→ Exercise description
Produce an exact copy of all the data below, dropping every image.

→ Data extract

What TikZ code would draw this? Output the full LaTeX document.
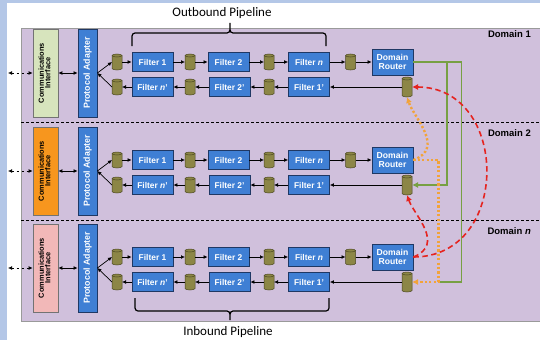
\documentclass[tikz,border=0pt]{standalone}
\usepackage{fontspec}
\setmainfont{Liberation Sans}
\newfontfamily\calib{Carlito}
\usetikzlibrary{arrows.meta,calc}
\definecolor{bgblue}{HTML}{B4C7E7}
\definecolor{panel}{HTML}{D0C0DC}
\definecolor{panelb}{HTML}{9A9A9A}
\definecolor{fblue}{HTML}{3F7FD4}
\definecolor{fborder}{HTML}{1F3864}
\definecolor{cylf}{HTML}{8C8646}
\definecolor{cyld}{HTML}{4A4720}
\definecolor{cgreen}{HTML}{D7E4BD}
\definecolor{corange}{HTML}{F7961E}
\definecolor{cpink}{HTML}{F2B8B8}
\definecolor{lgreen}{HTML}{77A043}
\definecolor{lorange}{HTML}{F2A33A}
\definecolor{lred}{HTML}{E52420}
\tikzset{
 filt/.style={draw=fborder, fill=fblue, line width=0.8pt, minimum width=41, minimum height=19, inner sep=0, text=white, font=\bfseries\fontsize{8.4}{9.2}\selectfont},
 pad/.style={filt, minimum width=19, minimum height=88, font=\bfseries\fontsize{8.8}{10}\selectfont},
 comm/.style={draw=black!55, line width=0.6pt, minimum width=25, minimum height=88, inner sep=0, font=\bfseries\fontsize{7.4}{8.2}\selectfont},
 cylbox/.style={minimum width=10, inner sep=0, outer sep=0},
 cylst/.style={fill=cylf, draw=cyld, line width=0.5pt},
 arr/.style={-{Latex[length=4pt,width=3.8pt]}, line width=0.7pt},
 darr/.style={{Latex[length=4pt,width=3.8pt]}-{Latex[length=4pt,width=3.8pt]}, line width=0.7pt},
 grn/.style={draw=lgreen, line width=1.3pt},
 org/.style={draw=lorange, line width=2.4pt, dash pattern=on 2.2pt off 2.2pt},
 rdd/.style={draw=lred, line width=1.6pt, dash pattern=on 5.5pt off 3.5pt},
 bracestyle/.style={line width=1.2pt},
 dlab/.style={font=\bfseries\fontsize{9.5}{11}\selectfont, anchor=east, inner sep=0},
 plab/.style={font=\calib\fontsize{13}{15}\selectfont, inner sep=0},
 ctip/.style={-{Latex[length=6pt,width=6pt]}},
}
\newcommand\mycyl[4]{%
 \node[cylbox, minimum height=#4] (#1) at (#2,#3) {};
 \filldraw[cylst] ($(#1.north west)+(0,-1.5)$) -- ($(#1.south west)+(0,1.5)$)
   arc[start angle=180,end angle=360,x radius=5,y radius=1.5]
   -- ($(#1.north east)+(0,-1.5)$)
   arc[start angle=0,end angle=180,x radius=5,y radius=1.5] -- cycle;
 \draw[cylst, fill=none] ($(#1.north west)+(0,-1.5)$) arc[start angle=180,end angle=360,x radius=5,y radius=1.5];
}
\newcommand\mkdomain[3]{%
 \pgfmathsetmacro\ya{-#2}%
 \pgfmathsetmacro\yt{-#2+11}%
 \pgfmathsetmacro\yb{-#2-14}%
 \node[comm, fill=#3] (ci#1) at (45.5,\ya) {\rotatebox{90}{\begin{tabular}{@{}c@{}}Communications\\[-1.5pt]Interface\end{tabular}}};
 \node[pad] (pa#1) at (87.5,\ya) {\rotatebox{90}{Protocol Adapter}};
 \mycyl{ta#1}{117}{\yt}{16}
 \node[filt] (fa#1) at (152.5,\yt) {Filter 1};
 \mycyl{tb#1}{190}{\yt}{16}
 \node[filt] (fb#1) at (228.5,\yt) {Filter 2};
 \mycyl{tc#1}{269}{\yt}{16}
 \node[filt] (fc#1) at (309,\yt) {Filter \textit{n}};
 \mycyl{td#1}{350.5}{\yt}{16}
 \node[filt, minimum height=26, align=center, font=\bfseries\fontsize{8.6}{9.8}\selectfont] (r#1) at (392.5,\yt) {Domain\\Router};
 \mycyl{ba#1}{117}{\yb}{16}
 \node[filt] (ga#1) at (152.5,\yb) {Filter \textit{n}'};
 \mycyl{bb#1}{190}{\yb}{16}
 \node[filt] (gb#1) at (229.5,\yb) {Filter 2'};
 \mycyl{bc#1}{269}{\yb}{16}
 \node[filt] (gc#1) at (309,\yb) {Filter 1'};
 \mycyl{rc#1}{407}{\yb}{20}
 \coordinate (le#1) at (8,\ya);
 \draw[darr,dash pattern=on 2.5pt off 2.5pt] (le#1) -- (ci#1);
 \draw[darr] (ci#1) -- (pa#1);
 \draw[arr] (pa#1.east) -- (ta#1.west);
 \draw[arr] (ba#1.west) -- (pa#1.east);
 \draw[arr] (ta#1) -- (fa#1);
 \draw[arr] (fa#1) -- (tb#1);
 \draw[arr] (tb#1) -- (fb#1);
 \draw[arr] (fb#1) -- (tc#1);
 \draw[arr] (tc#1) -- (fc#1);
 \draw[arr] (fc#1) -- (td#1);
 \draw[arr] (td#1) -- (r#1);
 \draw[arr] (rc#1) -- (gc#1);
 \draw[arr] (gc#1) -- (bc#1);
 \draw[arr] (bc#1) -- (gb#1);
 \draw[arr] (gb#1) -- (bb#1);
 \draw[arr] (bb#1) -- (ga#1);
 \draw[arr] (ga#1) -- (ba#1);
}
\begin{document}
\begin{tikzpicture}[x=1pt,y=1pt]
\useasboundingbox (0,0) rectangle (540,-340);
\fill[bgblue] (0,0) rectangle (540,-340);
\fill[white] (7,-3) rectangle (540,-340);
\fill[panel] (21,-28) rectangle (540,-321);
\draw[draw=panelb, line width=1pt] (540,-28) -- (21,-28) -- (21,-321) -- (540,-321);
\draw[dash pattern=on 3pt off 2pt, line width=0.6pt] (21,-122) -- (540,-122);
\draw[dash pattern=on 3pt off 2pt, line width=0.6pt] (21,-220) -- (540,-220);
\node[dlab] (dl1) at (531,-34) {Domain 1};
\node[dlab] (dl2) at (531,-133) {Domain 2};
\node[dlab] (dl3) at (531,-231) {Domain \textit{n}};
\node[plab] (outp) at (222,-13) {Outbound Pipeline};
\node[plab] (inp) at (228,-332) {Inbound Pipeline};
\draw[bracestyle] (132,-46) -- (132,-36) to[out=90,in=180] (135,-33) -- (227,-33)
  to[out=0,in=-90] (230,-23) to[out=-90,in=180] (233,-33) -- (323,-33)
  to[out=0,in=90] (326,-36) -- (326,-46);
\draw[bracestyle] (135,-298) -- (135,-308) to[out=-90,in=180] (138,-311) -- (227,-311)
  to[out=0,in=90] (230,-320) to[out=90,in=180] (233,-311) -- (326,-311)
  to[out=0,in=-90] (329,-308) -- (329,-298);
\mkdomain{1}{73}{cgreen}
\mkdomain{2}{171}{corange}
\mkdomain{3}{268}{cpink}
% cross-domain connectors
\draw[grn] (r1.east) -- ++(48,0) |- ($(rc3.east)+(26,0)$);
\coordinate (gsplit) at (447,-62);
\draw[grn,-{Latex[length=6pt,width=6pt]}] (gsplit) |- (rc2.east);
\draw[org,ctip] (r2.east) -- ++(25,0) |- (rc3.east);
\draw[org,ctip] (r2.east) .. controls +(32,12) and +(7,-21) .. (rc1.south);
\draw[rdd,ctip] (r3.east) .. controls +(98,0) and +(98,0) .. (rc1.east);
\draw[rdd,ctip] (r3.east) .. controls +(32,13) and +(7,-20) .. (rc2.south);
\end{tikzpicture}
\end{document}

→ Written answer
What TikZ code would draw this? Output the full LaTeX document.
\documentclass[tikz,border=0pt]{standalone}
\usepackage{fontspec}
\setmainfont{Liberation Sans}
\newfontfamily\calib{Carlito}
\usetikzlibrary{arrows.meta,calc}
\definecolor{bgblue}{HTML}{B4C7E7}
\definecolor{panel}{HTML}{D0C0DC}
\definecolor{panelb}{HTML}{9A9A9A}
\definecolor{fblue}{HTML}{3F7FD4}
\definecolor{fborder}{HTML}{1F3864}
\definecolor{cylf}{HTML}{8C8646}
\definecolor{cyld}{HTML}{4A4720}
\definecolor{cgreen}{HTML}{D7E4BD}
\definecolor{corange}{HTML}{F7961E}
\definecolor{cpink}{HTML}{F2B8B8}
\definecolor{lgreen}{HTML}{77A043}
\definecolor{lorange}{HTML}{F2A33A}
\definecolor{lred}{HTML}{E52420}
\tikzset{
 filt/.style={draw=fborder, fill=fblue, line width=0.8pt, minimum width=41, minimum height=19, inner sep=0, text=white, font=\bfseries\fontsize{8.4}{9.2}\selectfont},
 pad/.style={filt, minimum width=19, minimum height=88, font=\bfseries\fontsize{8.8}{10}\selectfont},
 comm/.style={draw=black!55, line width=0.6pt, minimum width=25, minimum height=88, inner sep=0, font=\bfseries\fontsize{7.4}{8.2}\selectfont},
 cylbox/.style={minimum width=10, inner sep=0, outer sep=0},
 cylst/.style={fill=cylf, draw=cyld, line width=0.5pt},
 arr/.style={-{Latex[length=4pt,width=3.8pt]}, line width=0.7pt},
 darr/.style={{Latex[length=4pt,width=3.8pt]}-{Latex[length=4pt,width=3.8pt]}, line width=0.7pt},
 grn/.style={draw=lgreen, line width=1.3pt},
 org/.style={draw=lorange, line width=2.4pt, dash pattern=on 2.2pt off 2.2pt},
 rdd/.style={draw=lred, line width=1.6pt, dash pattern=on 5.5pt off 3.5pt},
 bracestyle/.style={line width=1.2pt},
 dlab/.style={font=\bfseries\fontsize{9.5}{11}\selectfont, anchor=east, inner sep=0},
 plab/.style={font=\calib\fontsize{13}{15}\selectfont, inner sep=0},
 ctip/.style={-{Latex[length=6pt,width=6pt]}},
}
\newcommand\mycyl[4]{%
 \node[cylbox, minimum height=#4] (#1) at (#2,#3) {};
 \filldraw[cylst] ($(#1.north west)+(0,-1.5)$) -- ($(#1.south west)+(0,1.5)$)
   arc[start angle=180,end angle=360,x radius=5,y radius=1.5]
   -- ($(#1.north east)+(0,-1.5)$)
   arc[start angle=0,end angle=180,x radius=5,y radius=1.5] -- cycle;
 \draw[cylst, fill=none] ($(#1.north west)+(0,-1.5)$) arc[start angle=180,end angle=360,x radius=5,y radius=1.5];
}
\newcommand\mkdomain[3]{%
 \pgfmathsetmacro\ya{-#2}%
 \pgfmathsetmacro\yt{-#2+11}%
 \pgfmathsetmacro\yb{-#2-14}%
 \node[comm, fill=#3] (ci#1) at (45.5,\ya) {\rotatebox{90}{\begin{tabular}{@{}c@{}}Communications\\[-1.5pt]Interface\end{tabular}}};
 \node[pad] (pa#1) at (87.5,\ya) {\rotatebox{90}{Protocol Adapter}};
 \mycyl{ta#1}{117}{\yt}{16}
 \node[filt] (fa#1) at (152.5,\yt) {Filter 1};
 \mycyl{tb#1}{190}{\yt}{16}
 \node[filt] (fb#1) at (228.5,\yt) {Filter 2};
 \mycyl{tc#1}{269}{\yt}{16}
 \node[filt] (fc#1) at (309,\yt) {Filter \textit{n}};
 \mycyl{td#1}{350.5}{\yt}{16}
 \node[filt, minimum height=26, align=center, font=\bfseries\fontsize{8.6}{9.8}\selectfont] (r#1) at (392.5,\yt) {Domain\\Router};
 \mycyl{ba#1}{117}{\yb}{16}
 \node[filt] (ga#1) at (152.5,\yb) {Filter \textit{n}'};
 \mycyl{bb#1}{190}{\yb}{16}
 \node[filt] (gb#1) at (229.5,\yb) {Filter 2'};
 \mycyl{bc#1}{269}{\yb}{16}
 \node[filt] (gc#1) at (309,\yb) {Filter 1'};
 \mycyl{rc#1}{407}{\yb}{20}
 \coordinate (le#1) at (8,\ya);
 \draw[darr,dash pattern=on 2.5pt off 2.5pt] (le#1) -- (ci#1);
 \draw[darr] (ci#1) -- (pa#1);
 \draw[arr] (pa#1.east) -- (ta#1.west);
 \draw[arr] (ba#1.west) -- (pa#1.east);
 \draw[arr] (ta#1) -- (fa#1);
 \draw[arr] (fa#1) -- (tb#1);
 \draw[arr] (tb#1) -- (fb#1);
 \draw[arr] (fb#1) -- (tc#1);
 \draw[arr] (tc#1) -- (fc#1);
 \draw[arr] (fc#1) -- (td#1);
 \draw[arr] (td#1) -- (r#1);
 \draw[arr] (rc#1) -- (gc#1);
 \draw[arr] (gc#1) -- (bc#1);
 \draw[arr] (bc#1) -- (gb#1);
 \draw[arr] (gb#1) -- (bb#1);
 \draw[arr] (bb#1) -- (ga#1);
 \draw[arr] (ga#1) -- (ba#1);
}
\begin{document}
\begin{tikzpicture}[x=1pt,y=1pt]
\useasboundingbox (0,0) rectangle (540,-340);
\fill[bgblue] (0,0) rectangle (540,-340);
\fill[white] (7,-3) rectangle (540,-340);
\fill[panel] (21,-28) rectangle (540,-321);
\draw[draw=panelb, line width=1pt] (540,-28) -- (21,-28) -- (21,-321) -- (540,-321);
\draw[dash pattern=on 3pt off 2pt, line width=0.6pt] (21,-122) -- (540,-122);
\draw[dash pattern=on 3pt off 2pt, line width=0.6pt] (21,-220) -- (540,-220);
\node[dlab] (dl1) at (531,-34) {Domain 1};
\node[dlab] (dl2) at (531,-133) {Domain 2};
\node[dlab] (dl3) at (531,-231) {Domain \textit{n}};
\node[plab] (outp) at (222,-13) {Outbound Pipeline};
\node[plab] (inp) at (228,-332) {Inbound Pipeline};
\draw[bracestyle] (132,-46) -- (132,-36) to[out=90,in=180] (135,-33) -- (227,-33)
  to[out=0,in=-90] (230,-23) to[out=-90,in=180] (233,-33) -- (323,-33)
  to[out=0,in=90] (326,-36) -- (326,-46);
\draw[bracestyle] (135,-298) -- (135,-308) to[out=-90,in=180] (138,-311) -- (227,-311)
  to[out=0,in=90] (230,-320) to[out=90,in=180] (233,-311) -- (326,-311)
  to[out=0,in=-90] (329,-308) -- (329,-298);
\mkdomain{1}{73}{cgreen}
\mkdomain{2}{171}{corange}
\mkdomain{3}{268}{cpink}
% cross-domain connectors
\draw[grn] (r1.east) -- ++(48,0) |- ($(rc3.east)+(26,0)$);
\coordinate (gsplit) at (447,-62);
\draw[grn,-{Latex[length=6pt,width=6pt]}] (gsplit) |- (rc2.east);
\draw[org,ctip] (r2.east) -- ++(25,0) |- (rc3.east);
\draw[org,ctip] (r2.east) .. controls +(32,12) and +(7,-21) .. (rc1.south);
\draw[rdd,ctip] (r3.east) .. controls +(98,0) and +(98,0) .. (rc1.east);
\draw[rdd,ctip] (r3.east) .. controls +(32,13) and +(7,-20) .. (rc2.south);
\end{tikzpicture}
\end{document}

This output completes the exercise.